The DCD Classical 'Cast is also available as an enhanced podcast. When played through iTunes, the DCD Enhanced Classical 'Cast displays the album art of the works as they play, and provide links to webpages where you can find out more information and purchase the selections.

Monday, February 25, 2008

DCD 039 - Piano 4-Hands

This episode of the DCD Classical 'Cast we explore the repertoire for piano four-hands. Some composers wrote for the genre for practical reasons; others for artistic.

During his lifetime, most of Franz Schubert's music was performed by the composer in a salon setting (called "Schubertiads" by his friends). It was certainly easier to get someone to play alongside the composer for more complex pieces than to persuade a Viennese orchestra to give them a try.

Antonin Dvorak didn't have any problems getting his orchestral music performed. He, like many other 19th century composers, arranged his scores for piano four-hands so that the music could be performed in homes. More performances = more music sales = more income.

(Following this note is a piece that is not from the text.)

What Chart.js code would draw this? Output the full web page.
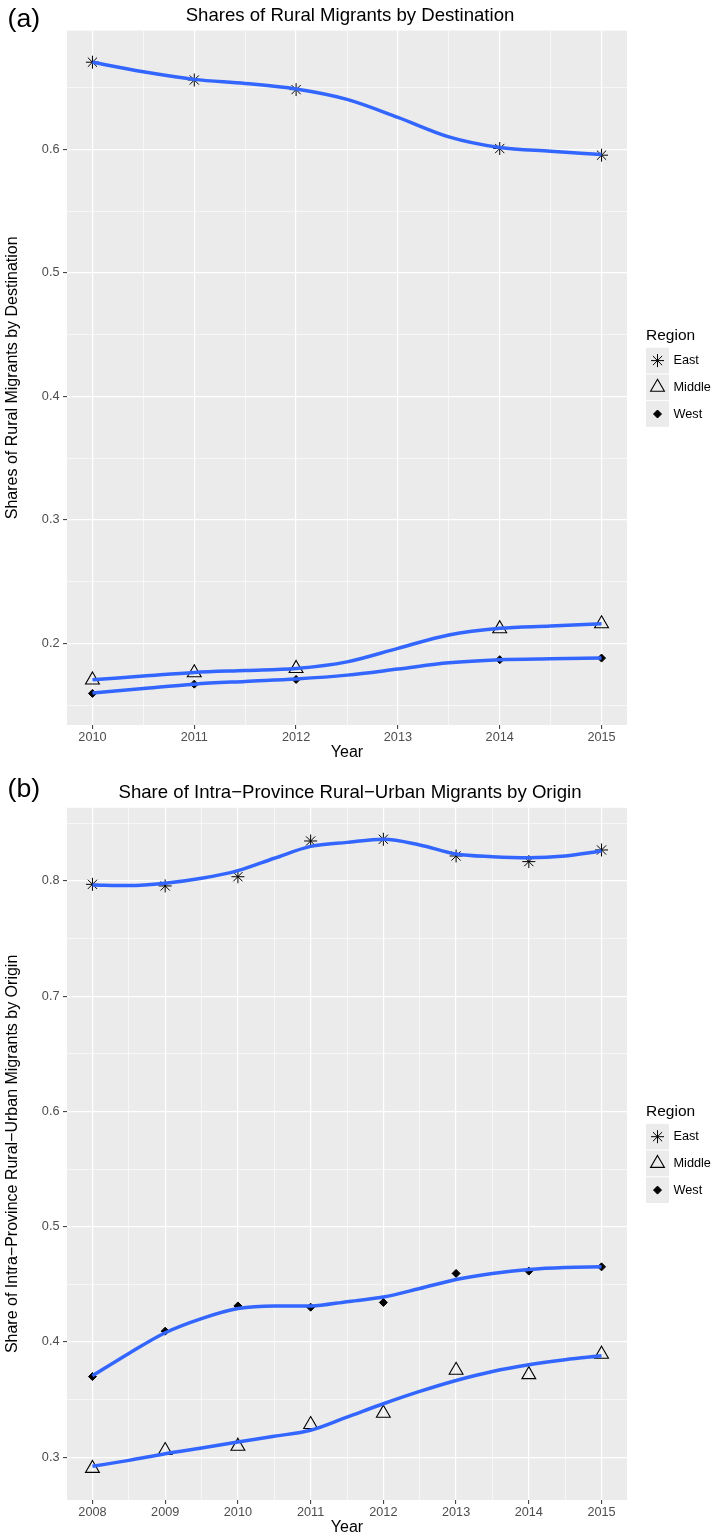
<!DOCTYPE html>
<html>
<head>
<meta charset="utf-8">
<script src="https://cdn.jsdelivr.net/npm/chart.js@4.4.1/dist/chart.umd.min.js"></script>
<style>
  html, body { margin: 0; padding: 0; background: #fff; overflow: hidden; }
  #wrap { position: relative; width: 713px; height: 1537px; overflow: hidden; }
  canvas { position: absolute; left: 0; }
</style>
</head>
<body>
<div id="wrap">
  <canvas id="chartA" width="713" height="768" style="top:0"></canvas>
  <canvas id="chartB" width="713" height="775" style="top:768px"></canvas>
</div>
<script>
// (a) shares by destination
const yearsA = [2010, 2011, 2012, 2014, 2015];
const eastA = [0.6707, 0.6563, 0.6485, 0.6008, 0.5954];
const middleA = [0.1704, 0.1762, 0.1797, 0.2119, 0.2159];
const westA = [0.1595, 0.1670, 0.1708, 0.1868, 0.1881];
const fitYearsA = [2010, 2010.5, 2011, 2011.5, 2012, 2012.5, 2013, 2013.5, 2014, 2014.5, 2015];
const eastFitA = [0.6706, 0.6629, 0.6568, 0.6535, 0.6490, 0.6406, 0.6260, 0.6102, 0.6016, 0.5986, 0.5959];
const middleFitA = [0.1705, 0.1735, 0.1765, 0.1781, 0.1797, 0.1850, 0.1960, 0.2068, 0.2122, 0.2140, 0.2160];
const westFitA = [0.1598, 0.1635, 0.1670, 0.1692, 0.1712, 0.1743, 0.1792, 0.1843, 0.1868, 0.1876, 0.1881];
const xTicksA = [2010, 2011, 2012, 2013, 2014, 2015];
const yTicksA = [0.2, 0.3, 0.4, 0.5, 0.6];

// (b) intra-province shares by origin
const yearsB = [2008, 2009, 2010, 2011, 2012, 2013, 2014, 2015];
const eastB = [0.7971, 0.7957, 0.8037, 0.8347, 0.8362, 0.8217, 0.8168, 0.8269];
const middleB = [0.2903, 0.3058, 0.3096, 0.3284, 0.3382, 0.3755, 0.3717, 0.3894];
const westB = [0.3700, 0.4094, 0.4313, 0.4302, 0.4343, 0.4595, 0.4615, 0.4652];
const fitYearsB = [2008, 2008.5, 2009, 2009.5, 2010, 2010.5, 2011, 2011.5, 2012, 2012.5, 2013, 2013.5, 2014, 2014.5, 2015];
const eastFitB = [0.7965, 0.7960, 0.7980, 0.8023, 0.8090, 0.8197, 0.8300, 0.8335, 0.8362, 0.8313, 0.8234, 0.8211, 0.8202, 0.8217, 0.8260];
const middleFitB = [0.2921, 0.2973, 0.3031, 0.3080, 0.3133, 0.3182, 0.3234, 0.3348, 0.3464, 0.3571, 0.3666, 0.3744, 0.3802, 0.3846, 0.3880];
const westFitB = [0.3706, 0.3900, 0.4080, 0.4203, 0.4290, 0.4313, 0.4313, 0.4350, 0.4390, 0.4464, 0.4542, 0.4595, 0.4630, 0.4647, 0.4652];
const xTicksB = [2008, 2009, 2010, 2011, 2012, 2013, 2014, 2015];
const yTicksB = [0.3, 0.4, 0.5, 0.6, 0.7, 0.8];

const regions = ['East', 'Middle', 'West'];
const FONT = '"Liberation Sans", Arial, sans-serif';
const BLUE = '#3366FF';

const pointStyles = {
  East: { pointStyle: 'star', pointRadius: 6.5, borderWidth: 1, backgroundColor: 'rgba(0,0,0,0)' },
  Middle: { pointStyle: 'triangle', pointRadius: 8, borderWidth: 1.1, backgroundColor: 'rgba(0,0,0,0)' },
  West: { pointStyle: 'rectRot', pointRadius: 4, borderWidth: 1, backgroundColor: '#000' }
};

// major ticks plus the half-way minor lines ggplot draws
function withMinor(majors, min, max) {
  const step = majors[1] - majors[0];
  const all = [];
  for (let i = -1; i < majors.length; i++) {
    const m = (i < 0 ? majors[0] - step : majors[i]);
    if (i >= 0) all.push(m);
    const mid = +(m + step / 2).toFixed(4);
    if (mid > min && mid < max) all.push(mid);
  }
  return all.sort((p, q) => p - q);
}

function isMajor(v, majors) {
  return majors.some(m => Math.abs(m - v) < 1e-6);
}

const panelDeco = {
  id: 'panelDeco',
  beforeDraw(chart) {
    const { ctx, chartArea: a } = chart;
    ctx.save();
    ctx.fillStyle = '#EBEBEB';
    ctx.fillRect(a.left, a.top, a.right - a.left, a.bottom - a.top);
    ctx.restore();
  },
  afterDraw(chart, args, o) {
    const { ctx, chartArea: a } = chart;
    ctx.save();
    ctx.fillStyle = '#000';
    ctx.textBaseline = 'alphabetic';
    ctx.textAlign = 'left';
    ctx.font = '26.7px ' + FONT;
    ctx.fillText(o.tag, 7.5, o.tagY);
    ctx.textAlign = 'center';
    ctx.font = '18.6px ' + FONT;
    ctx.fillText(o.title, (a.left + a.right) / 2 + 3, a.top - 9.5);

    // legend, centred on the panel
    const items = chart.data.datasets.filter(d => d.inLegend);
    const keyW = 23, keyH = 26.7, titleH = 20;
    const y0 = (a.top + a.bottom) / 2 - (titleH + items.length * keyH) / 2;
    const x0 = a.right + 19;
    ctx.textAlign = 'left';
    ctx.textBaseline = 'middle';
    ctx.font = '15.5px ' + FONT;
    ctx.fillText('Region', x0, y0 + 7.5);
    items.forEach((d, i) => {
      const ky = y0 + titleH + i * keyH;
      ctx.fillStyle = '#EBEBEB';
      ctx.fillRect(x0, ky, keyW, keyH - 1);
      ctx.fillStyle = d.backgroundColor;
      ctx.strokeStyle = '#000';
      ctx.lineWidth = d.borderWidth;
      Chart.helpers.drawPoint(ctx, { pointStyle: d.pointStyle, radius: d.pointRadius, borderWidth: d.borderWidth, rotation: 0 },
        x0 + keyW / 2, ky + keyH / 2 - 0.5);
      ctx.fillStyle = '#000';
      ctx.font = '12.7px ' + FONT;
      ctx.fillText(d.label, x0 + keyW + 4.5, ky + keyH / 2 - 0.5);
    });
    ctx.restore();
  }
};

function drawPanel(id, p) {
  const datasets = [];
  // smoothed lines first so they end up on top of the points
  regions.forEach(r => {
    datasets.push({
      label: r + ' fit',
      data: p.fitYears.map((x, i) => ({ x: x, y: p.fit[r][i] })),
      showLine: true,
      borderColor: BLUE,
      borderWidth: 3.5,
      pointRadius: 0,
      cubicInterpolationMode: 'monotone',
      fill: false
    });
  });
  regions.forEach(r => {
    datasets.push(Object.assign({
      label: r,
      inLegend: true,
      data: p.years.map((x, i) => ({ x: x, y: p.points[r][i] })),
      borderColor: '#000',
      pointHoverRadius: 0
    }, pointStyles[r]));
  });

  const xAll = withMinor(p.xTicks, p.xMin, p.xMax);
  const yAll = withMinor(p.yTicks, p.yMin, p.yMax);

  const gridFor = majors => ({
    color: '#FFFFFF',
    lineWidth: c => isMajor(c.tick.value, majors) ? 1.2 : 0.6,
    tickColor: c => isMajor(c.tick.value, majors) ? '#333333' : 'rgba(0,0,0,0)',
    tickWidth: 1,
    tickLength: 4,
    drawTicks: true
  });

  new Chart(document.getElementById(id), {
    type: 'scatter',
    data: { datasets: datasets },
    options: {
      responsive: false,
      animation: false,
      devicePixelRatio: 1,
      events: [],
      layout: { padding: { top: p.top, right: 86, bottom: 0, left: 0 } },
      plugins: {
        legend: { display: false },
        tooltip: { enabled: false },
        panelDeco: { tag: p.tag, tagY: p.tagY, title: p.title }
      },
      scales: {
        x: {
          type: 'linear',
          min: p.xMin,
          max: p.xMax,
          afterBuildTicks: s => { s.ticks = xAll.map(v => ({ value: v })); },
          afterFit: s => { s.height = 43; },
          border: { display: false },
          grid: gridFor(p.xTicks),
          ticks: {
            autoSkip: false,
            maxRotation: 0,
            padding: 1,
            color: '#4D4D4D',
            font: { family: FONT, size: 12.7 },
            callback: v => isMajor(v, p.xTicks) ? String(v) : ''
          },
          title: {
            display: true,
            text: 'Year',
            color: '#000',
            font: { family: FONT, size: 16, lineHeight: 1 },
            padding: { top: 0, bottom: 7 }
          }
        },
        y: {
          type: 'linear',
          min: p.yMin,
          max: p.yMax,
          afterBuildTicks: s => { s.ticks = yAll.map(v => ({ value: v })); },
          afterFit: s => { s.width = 67; },
          border: { display: false },
          grid: gridFor(p.yTicks),
          ticks: {
            autoSkip: false,
            padding: 3.5,
            color: '#4D4D4D',
            font: { family: FONT, size: 12.7 },
            callback: v => isMajor(v, p.yTicks) ? v.toFixed(1) : ''
          },
          title: {
            display: true,
            text: p.yTitle,
            color: '#000',
            font: { family: FONT, size: 16, lineHeight: 1 },
            padding: { top: 5, bottom: 0 }
          }
        }
      }
    },
    plugins: [panelDeco]
  });
}

drawPanel('chartA', {
  tag: '(a)', tagY: 27.3, top: 30.6,
  title: 'Shares of Rural Migrants by Destination',
  yTitle: 'Shares of Rural Migrants by Destination',
  xMin: 2009.75, xMax: 2015.25, yMin: 0.1339, yMax: 0.6963,
  xTicks: xTicksA, yTicks: yTicksA,
  years: yearsA,
  points: { East: eastA, Middle: middleA, West: westA },
  fitYears: fitYearsA,
  fit: { East: eastFitA, Middle: middleFitA, West: westFitA }
});

drawPanel('chartB', {
  tag: '(b)', tagY: 29.3, top: 39.8,
  title: 'Share of Intra\u2212Province Rural\u2212Urban Migrants by Origin',
  yTitle: 'Share of Intra\u2212Province Rural\u2212Urban Migrants by Origin',
  xMin: 2007.65, xMax: 2015.35, yMin: 0.2629, yMax: 0.8635,
  xTicks: xTicksB, yTicks: yTicksB,
  years: yearsB,
  points: { East: eastB, Middle: middleB, West: westB },
  fitYears: fitYearsB,
  fit: { East: eastFitB, Middle: middleFitB, West: westFitB }
});
</script>
</body>
</html>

Vincent Persichetti and Wallingford Riegger composed for the combination for artistic reasons (and commissions). Persichetti's "Concertino" for piano four-hands is the most complex work on the podcast -- sometimes it seems like there are more than two pianists playing!

- Ralph

On this program we play:

Dvorak: Slavonic Dance Op. 72, No. 2
Howard and Frances Karp, piano four-hands
University of Wisconsin-Madison School of Music

Riegger: The Cry
Margret Elson & Elizabeth Swarthout, piano four-hands
Laurel Records

Schubert: Andantino Varie, D. 834, Op. 84, No. 1

Howard and Frances Karp, piano four-hands
University of Wisconsin-Madison School of Music

Persichetti: Concertino for Piano Four-Hands
Margret Elson & Elizabeth Swarthout, piano four-hands
Laurel Records

Thursday, February 14, 2008

DCD 038 - A Clutch of Concerti

This podcast we look at how three different composers treated the concerti form. By the early 1800's the concerto became a pretty standard type of composition -- a solo instrument playing with an orchestra.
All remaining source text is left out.